As with any good conversation, there are points of dissent, but solid reasoning is provided. In addition, with all great conversations there is a convergence of truth and wisdom that is fine tuned and clarified by the ebb and flow, tone and tenor, and conclusions reached with others in the conversation.

Different from many books about education written in the past few decades, in particular, liberal education, is the tone of this volume. While authors from the ancient world to the present bemoan various ills of the process, content, teachers, and students, the vast majority are hopeful in tone.

Several authors address the issues that contemporary educational “scholars” pretend they invented. In authors such as Cicero, and Seneca there is the discussion of the practical nature of education (77, 101). A number of the authors, including Petrarch and Erasmus exalt the essential connection between virtue and learning (308, 361). The lasting formative value of liberal learning is to bring about living the wise life as encouraged by Vico, (480) and this wise life is manifested in what the modern world calls the private and the public. The proper relationship between Religious studies and the Liberal Studies could be (re)established if Religion and Bible faculty entered into talks with Professors of Literature, History, and Philosophy gathered around the readings of Clement of Alexandria, Jerome, Augustine, Bruni, and John Henry Newman.

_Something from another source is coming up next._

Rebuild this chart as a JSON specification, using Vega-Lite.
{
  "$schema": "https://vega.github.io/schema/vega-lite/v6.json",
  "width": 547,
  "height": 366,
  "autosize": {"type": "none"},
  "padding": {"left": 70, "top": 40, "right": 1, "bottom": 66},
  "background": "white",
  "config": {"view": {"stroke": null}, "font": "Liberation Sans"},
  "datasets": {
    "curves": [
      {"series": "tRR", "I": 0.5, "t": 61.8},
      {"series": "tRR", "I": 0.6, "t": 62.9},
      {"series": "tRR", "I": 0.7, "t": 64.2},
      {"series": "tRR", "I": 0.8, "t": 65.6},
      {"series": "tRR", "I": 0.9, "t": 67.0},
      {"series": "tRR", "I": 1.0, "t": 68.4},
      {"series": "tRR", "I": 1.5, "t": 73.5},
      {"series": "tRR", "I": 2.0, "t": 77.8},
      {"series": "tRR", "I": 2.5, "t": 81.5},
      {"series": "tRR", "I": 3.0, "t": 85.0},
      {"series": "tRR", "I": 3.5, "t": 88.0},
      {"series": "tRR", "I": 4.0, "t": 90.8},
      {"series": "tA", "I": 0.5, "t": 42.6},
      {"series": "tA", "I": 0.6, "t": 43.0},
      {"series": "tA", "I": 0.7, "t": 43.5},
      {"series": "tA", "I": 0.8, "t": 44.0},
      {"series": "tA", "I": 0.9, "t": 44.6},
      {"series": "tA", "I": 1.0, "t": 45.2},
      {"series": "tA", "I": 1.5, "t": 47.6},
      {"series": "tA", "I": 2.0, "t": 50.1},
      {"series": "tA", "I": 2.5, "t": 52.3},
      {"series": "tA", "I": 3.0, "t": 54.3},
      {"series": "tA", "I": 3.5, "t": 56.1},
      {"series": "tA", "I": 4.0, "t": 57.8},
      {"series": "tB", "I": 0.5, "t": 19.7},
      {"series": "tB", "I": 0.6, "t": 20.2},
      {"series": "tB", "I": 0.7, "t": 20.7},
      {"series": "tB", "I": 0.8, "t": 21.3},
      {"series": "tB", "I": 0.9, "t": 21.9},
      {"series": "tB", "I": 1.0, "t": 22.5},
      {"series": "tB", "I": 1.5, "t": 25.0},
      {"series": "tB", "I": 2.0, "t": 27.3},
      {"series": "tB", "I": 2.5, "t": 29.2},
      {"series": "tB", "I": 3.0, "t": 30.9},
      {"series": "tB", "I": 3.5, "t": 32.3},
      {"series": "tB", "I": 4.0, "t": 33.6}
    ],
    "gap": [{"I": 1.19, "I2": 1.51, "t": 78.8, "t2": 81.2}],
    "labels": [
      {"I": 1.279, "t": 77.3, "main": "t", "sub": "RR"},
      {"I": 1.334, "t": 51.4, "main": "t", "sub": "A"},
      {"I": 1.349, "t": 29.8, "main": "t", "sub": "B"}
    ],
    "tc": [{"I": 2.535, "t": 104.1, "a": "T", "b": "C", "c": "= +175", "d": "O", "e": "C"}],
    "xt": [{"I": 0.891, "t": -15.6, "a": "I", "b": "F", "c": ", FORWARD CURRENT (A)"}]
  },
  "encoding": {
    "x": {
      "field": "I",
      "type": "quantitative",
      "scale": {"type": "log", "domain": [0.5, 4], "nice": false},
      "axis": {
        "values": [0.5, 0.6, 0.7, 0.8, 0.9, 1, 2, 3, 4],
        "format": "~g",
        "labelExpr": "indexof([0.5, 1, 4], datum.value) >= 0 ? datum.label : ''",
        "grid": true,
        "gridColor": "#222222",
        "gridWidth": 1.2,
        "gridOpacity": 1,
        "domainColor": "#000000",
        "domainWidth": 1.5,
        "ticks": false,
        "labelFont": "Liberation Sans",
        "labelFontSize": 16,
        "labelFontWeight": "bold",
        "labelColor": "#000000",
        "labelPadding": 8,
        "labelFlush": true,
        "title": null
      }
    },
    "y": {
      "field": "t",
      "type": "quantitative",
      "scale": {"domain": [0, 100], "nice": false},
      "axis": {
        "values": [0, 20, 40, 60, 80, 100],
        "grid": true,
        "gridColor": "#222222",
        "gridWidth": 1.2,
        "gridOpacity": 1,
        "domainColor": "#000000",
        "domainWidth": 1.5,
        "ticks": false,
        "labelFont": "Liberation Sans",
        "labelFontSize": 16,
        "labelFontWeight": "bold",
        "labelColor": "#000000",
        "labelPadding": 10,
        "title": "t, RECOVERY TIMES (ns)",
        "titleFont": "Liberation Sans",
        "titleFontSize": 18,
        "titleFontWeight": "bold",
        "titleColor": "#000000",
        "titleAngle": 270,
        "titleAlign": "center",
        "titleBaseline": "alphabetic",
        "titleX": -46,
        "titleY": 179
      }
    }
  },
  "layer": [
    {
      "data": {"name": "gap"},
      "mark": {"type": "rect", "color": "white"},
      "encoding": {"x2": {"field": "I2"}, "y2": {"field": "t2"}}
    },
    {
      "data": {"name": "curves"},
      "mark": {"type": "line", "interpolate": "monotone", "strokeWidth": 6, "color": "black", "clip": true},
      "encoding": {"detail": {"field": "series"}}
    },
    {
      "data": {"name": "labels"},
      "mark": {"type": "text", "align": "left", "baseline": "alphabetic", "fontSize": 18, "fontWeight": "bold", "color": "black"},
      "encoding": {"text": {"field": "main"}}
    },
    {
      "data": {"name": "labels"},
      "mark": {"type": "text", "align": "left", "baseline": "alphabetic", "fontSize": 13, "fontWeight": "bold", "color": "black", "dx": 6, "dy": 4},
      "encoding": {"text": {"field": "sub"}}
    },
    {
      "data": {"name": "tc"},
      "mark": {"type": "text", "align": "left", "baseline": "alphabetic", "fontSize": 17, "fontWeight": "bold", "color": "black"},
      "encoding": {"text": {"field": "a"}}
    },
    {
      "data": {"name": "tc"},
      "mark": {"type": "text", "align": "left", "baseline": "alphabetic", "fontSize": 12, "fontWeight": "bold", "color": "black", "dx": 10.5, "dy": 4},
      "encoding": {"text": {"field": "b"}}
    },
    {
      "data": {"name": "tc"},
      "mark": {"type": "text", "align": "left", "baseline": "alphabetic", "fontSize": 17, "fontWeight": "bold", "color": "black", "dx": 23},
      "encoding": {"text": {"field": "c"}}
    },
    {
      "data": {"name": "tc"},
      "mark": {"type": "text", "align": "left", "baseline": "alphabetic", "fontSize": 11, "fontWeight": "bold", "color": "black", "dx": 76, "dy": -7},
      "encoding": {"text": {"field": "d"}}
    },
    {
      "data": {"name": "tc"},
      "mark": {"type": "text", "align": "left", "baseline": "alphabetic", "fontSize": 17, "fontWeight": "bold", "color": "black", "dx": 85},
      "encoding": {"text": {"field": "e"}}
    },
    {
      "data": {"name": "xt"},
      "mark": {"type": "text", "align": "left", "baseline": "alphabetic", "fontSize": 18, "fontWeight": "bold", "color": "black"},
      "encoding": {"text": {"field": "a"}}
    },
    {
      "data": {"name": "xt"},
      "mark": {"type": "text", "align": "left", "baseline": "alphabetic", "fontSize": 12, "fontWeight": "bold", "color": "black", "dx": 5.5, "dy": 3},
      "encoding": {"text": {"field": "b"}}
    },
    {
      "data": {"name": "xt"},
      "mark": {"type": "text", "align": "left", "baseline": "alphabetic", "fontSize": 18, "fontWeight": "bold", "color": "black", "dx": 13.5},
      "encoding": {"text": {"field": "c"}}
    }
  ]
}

Possibly the most recurring theme is the emphasis on the historical connection between wisdom and eloquence. The majority of the authors made explicit reference or allusions to these lost realities. With the modern academy teaching “speech” or “communication skills,” one seriously wonders if there will ever be rhetoric informed by logic, and nurtured in wisdom present again.

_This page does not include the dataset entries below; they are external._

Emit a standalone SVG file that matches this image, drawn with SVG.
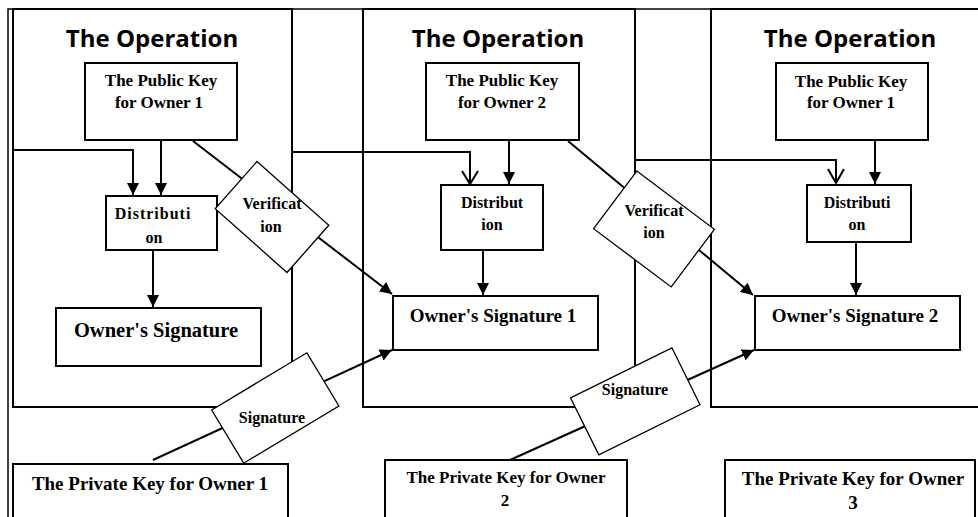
<svg xmlns="http://www.w3.org/2000/svg" width="978" height="517" viewBox="0 0 978 517">
<defs>
<style>
.frame{fill:none;stroke:#000;stroke-width:2}
.thin{fill:none;stroke:#000;stroke-width:1.5}
.box{fill:#fff;stroke:#000;stroke-width:2}
.shape{fill:#fff;stroke:#000;stroke-width:1.3}
.line{fill:none;stroke:#000;stroke-width:2}
.title{font-family:"Open Sans","Liberation Sans",sans-serif;font-weight:bold;font-size:24px;text-anchor:middle;fill:#000}
.t{font-family:"Liberation Serif","Times New Roman",serif;font-weight:bold;font-size:16px;text-anchor:middle;fill:#000}
.pk{font-size:17px}
.tb{font-family:"Liberation Serif","Times New Roman",serif;font-weight:bold;font-size:19px;text-anchor:middle;fill:#000}
</style>
<marker id="arr" markerUnits="userSpaceOnUse" markerWidth="13" markerHeight="12" refX="12" refY="6" orient="auto">
<path d="M0,0 L12,6 L0,12 z" fill="#000"/>
</marker>
</defs>
<rect width="978" height="517" fill="#fff"/>
<g id="frame">
<path class="thin" d="M8,517 V9 H978"/>
<path class="frame" d="M13,9 H292 V407 H13 Z"/>
<path class="frame" d="M363,9 H635 V407 H363 Z"/>
<path class="frame" d="M978,9 H711 V407 H978"/>
<text class="title" x="152" y="47">The Operation</text>
<text class="title" x="498" y="47">The Operation</text>
<text class="title" x="850" y="47">The Operation</text>
</g>
<g id="connectors">
<path class="line" d="M13,150 H133 V195" marker-end="url(#arr)"/>
<path class="line" d="M161,141 V195" marker-end="url(#arr)"/>
<path class="line" d="M153,251 V307" marker-end="url(#arr)"/>
<path class="line" d="M193,141 L392,294" marker-end="url(#arr)"/>
<path class="line" d="M153,460 L392,350" marker-end="url(#arr)"/>
<path class="line" d="M292,152 H470 V184"/>
<path class="line" d="M462,171 L470,184 L478,171"/>
<path class="line" d="M509,141 V184" marker-end="url(#arr)"/>
<path class="line" d="M483,251 V295" marker-end="url(#arr)"/>
<path class="line" d="M568,141 L753,295" marker-end="url(#arr)"/>
<path class="line" d="M510,460 L754,350" marker-end="url(#arr)"/>
<path class="line" d="M635,160 H836 V183"/>
<path class="line" d="M828,169 L836,183 L844,169"/>
<path class="line" d="M875,141 V184" marker-end="url(#arr)"/>
<path class="line" d="M856,243 V295" marker-end="url(#arr)"/>
</g>
<g id="pubkey1">
<rect class="box" x="85" y="63" width="152" height="77"/>
<text class="t pk" x="161" y="86">The Public Key</text>
<text class="t pk" x="159" y="108">for Owner 1</text>
</g>
<g id="dist1">
<rect class="box" x="106" y="196" width="111" height="54"/>
<text class="t" x="153" y="219" style="letter-spacing:1px">Distributi</text>
<text class="t" x="154" y="243">on</text>
</g>
<g id="ownersig0">
<rect class="box" x="56" y="308" width="205" height="58"/>
<text class="tb" x="156" y="337" style="font-size:20.5px">Owner's Signature</text>
</g>
<g id="verif1">
<polygon class="shape" points="257,161.5 328.8,225.3 287,272.5 215.2,208.7"/>
<text class="t" x="272" y="209">Verificat</text>
<text class="t" x="271" y="232">ion</text>
</g>
<g id="sig1">
<polygon class="shape" points="211.7,410 306.9,352.8 338.9,406 243.7,463.2"/>
<text class="t" x="272" y="423">Signature</text>
</g>
<g id="privkey1">
<rect class="box" x="13" y="464" width="275" height="60"/>
<text class="tb" x="150" y="490">The Private Key for Owner 1</text>
</g>
<g id="pubkey2">
<rect class="box" x="426" y="63" width="153" height="77"/>
<text class="t pk" x="502" y="86">The Public Key</text>
<text class="t pk" x="502" y="108">for Owner 2</text>
</g>
<g id="dist2">
<rect class="box" x="441" y="185" width="102" height="65"/>
<text class="t" x="492" y="208">Distribut</text>
<text class="t" x="492" y="230">ion</text>
</g>
<g id="ownersig1">
<rect class="box" x="393" y="296" width="205" height="54"/>
<text class="tb" x="493" y="322">Owner's Signature 1</text>
</g>
<g id="verif2">
<polygon class="shape" points="636.8,171.1 714.4,229.3 671.2,286.9 593.6,228.7"/>
<text class="t" x="654" y="216">Verificat</text>
<text class="t" x="654" y="238">ion</text>
</g>
<g id="sig2">
<polygon class="shape" points="570.5,397.8 671.9,347.8 700,404.8 598.8,454.8"/>
<text class="t" x="635" y="395">Signature</text>
</g>
<g id="privkey2">
<rect class="box" x="385" y="460" width="242" height="64"/>
<text class="t" x="506" y="483" style="font-size:17px">The Private Key for Owner</text>
<text class="t" x="505" y="506" style="font-size:17px">2</text>
</g>
<g id="pubkey3">
<rect class="box" x="776" y="63" width="152" height="77"/>
<text class="t pk" x="851" y="87">The Public Key</text>
<text class="t pk" x="851" y="108">for Owner 1</text>
</g>
<g id="dist3">
<rect class="box" x="807" y="185" width="104" height="57"/>
<text class="t" x="857" y="208">Distributi</text>
<text class="t" x="857" y="230">on</text>
</g>
<g id="ownersig2">
<rect class="box" x="755" y="296" width="205" height="54"/>
<text class="tb" x="855" y="322">Owner's Signature 2</text>
</g>
<g id="privkey3">
<rect class="box" x="725" y="460" width="250" height="64"/>
<text class="tb" x="853" y="485">The Private Key for Owner</text>
<text class="tb" x="853" y="509">3</text>
</g>
</svg>
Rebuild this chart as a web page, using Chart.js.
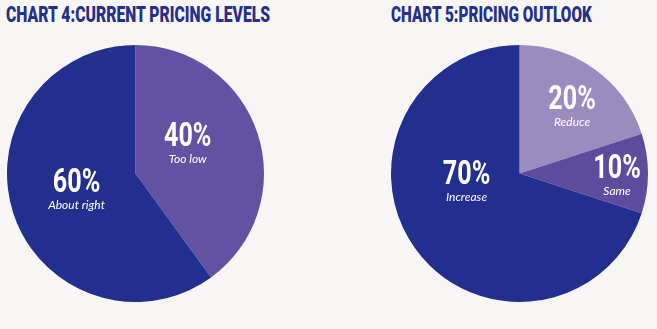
<!DOCTYPE html>
<html>
<head>
<meta charset="utf-8">
<script src="https://cdn.jsdelivr.net/npm/chart.js@4/dist/chart.umd.min.js"></script>
<style>
  html, body {
    margin: 0;
    padding: 0;
    background: #f7f6f5;
  }
  body {
    width: 657px;
    height: 329px;
    position: relative;
    overflow: hidden;
  }
  .title {
    position: absolute;
    top: 4px;
    font-family: Roboto, "DejaVu Sans", sans-serif;
    font-weight: 900;
    font-size: 22px;
    line-height: 22px;
    color: #252f8c;
    white-space: nowrap;
    transform-origin: 0 0;
  }
  .pie {
    position: absolute;
    top: 45px;
    width: 257px;
    height: 257px;
  }
</style>
</head>
<body>
  <div class="title" id="title4" style="left: 6px;" data-width="264">CHART 4:CURRENT PRICING LEVELS</div>
  <div class="title" id="title5" style="left: 391px;" data-width="201">CHART 5:PRICING OUTLOOK</div>
  <div class="pie" style="left: 6.5px;"><canvas id="pricingLevels"></canvas></div>
  <div class="pie" style="left: 390.5px;"><canvas id="pricingOutlook"></canvas></div>

<script>
  // Chart 4: current pricing levels
  const levelLabels = ["Too low", "About right"];
  const levelValues = [40, 60];

  // Chart 5: pricing outlook
  const outlookLabels = ["Reduce", "Same", "Increase"];
  const outlookValues = [20, 10, 70];

  // squeeze the titles into a condensed look
  document.querySelectorAll(".title").forEach((el) => {
    const target = parseFloat(el.dataset.width);
    el.style.transform = `scaleX(${target / el.offsetWidth})`;
  });

  // big percentage + italic caption inside each slice
  const sliceLabels = {
    id: "sliceLabels",
    afterDatasetsDraw(chart, args, opts) {
      const ctx = chart.ctx;
      const meta = chart.getDatasetMeta(0);
      const values = chart.data.datasets[0].data;
      meta.data.forEach((arc, i) => {
        const p = arc.getProps(["x", "y", "startAngle", "endAngle", "outerRadius"], true);
        const [nudge, frac] = opts.place[i];
        const mid = (p.startAngle + p.endAngle) / 2 + (nudge * Math.PI) / 180;
        const cx = p.x + Math.cos(mid) * p.outerRadius * frac;
        const cy = p.y + Math.sin(mid) * p.outerRadius * frac;

        ctx.save();
        ctx.fillStyle = "#ffffff";
        ctx.textAlign = "center";
        ctx.textBaseline = "alphabetic";

        ctx.save();
        ctx.translate(cx, cy);
        ctx.scale(0.74, 1);
        ctx.font = "bold 34px Roboto";
        ctx.fillText(values[i] + "%", 0, 0);
        ctx.restore();

        ctx.font = "italic 12px Lato";
        ctx.fillText(chart.data.labels[i], cx, cy + 17);
        ctx.restore();
      });
    },
  };

  function makePie(id, labels, values, colors, place) {
    return new Chart(document.getElementById(id), {
      type: "pie",
      data: {
        labels: labels,
        datasets: [
          {
            data: values,
            backgroundColor: colors,
            borderWidth: 0,
          },
        ],
      },
      options: {
        responsive: true,
        maintainAspectRatio: false,
        animation: false,
        layout: { padding: 0 },
        plugins: {
          legend: { display: false },
          tooltip: { enabled: false },
          sliceLabels: { place: place },
        },
      },
      plugins: [sliceLabels],
    });
  }

  makePie(
    "pricingLevels",
    levelLabels,
    levelValues,
    ["#6352a1", "#222f8e"],
    [[-10, 0.46], [1, 0.48]]
  );

  makePie(
    "pricingOutlook",
    outlookLabels,
    outlookValues,
    ["#9c8bbf", "#5d4b9e", "#222f8e"],
    [[3, 0.65], [2.6, 0.76], [25, 0.42]]
  );
</script>
</body>
</html>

Many of the excerpts make reference to false knowledge, false learning, and false teachers with their false educational philosophies. That is only half of the picture. Many others include the definition of authentic education, the best means by which humans learn, the kinds of teachers who have always and will always uphold the Great Tradition and philosophies of education that are grounded in truth and wisdom.

This book will hopefully get wide reading and use. University Presidents (if any still read) should read this book and ask their Deans why the university curriculum is not profoundly informed by these authors, Deans should read this book (again, assuming that management skills have not eclipsed the life of the mind) and encourage their faculty to create reading groups to determine the best way to get this book to the largest number of people. Finally, faculty in the education departments, Humanities Programs, and Liberal Studies should repent of the sin of whoring after the spirit of the age, set aside all “tools” for assessing and measuring that which really cannot be assessed or measured and feast. Let the mind, heart, and soul drink deep of the fountain that is called The Great Tradition.

Roots are essential to most vegetation, humans, institutions, and cultures. Roots that run deep, and are fed by the nourishing soil that uphold the rest of the growing entity are essential for life. It is imperative, if not too late, to become reconnected to the life sustaining soil in which the roots of education once were grounded.

“The Great Tradition, in contrast, anchored in the classical and Christian humanism of liberal education, has taken the broader view that what is useful is that which helps men and women to flourish in nonmaterial ways as well-in other words, that which helps them to be happy. Indeed, what the Great Tradition has meant by the words ‘humanism’ ‘liberal,’ and ‘education’ will emerge from the full context—spanning a breathtaking twenty-four centuries—of the remarkably intelligible, unified, and coherent conversation that unfolds in these pages.” (xvi-xvvii)

If there is any hope for an educational Renaissance, especially within the Liberal Arts it will have to occur with a sense of the authentic education, primarily formative, exemplified with the readings in this book.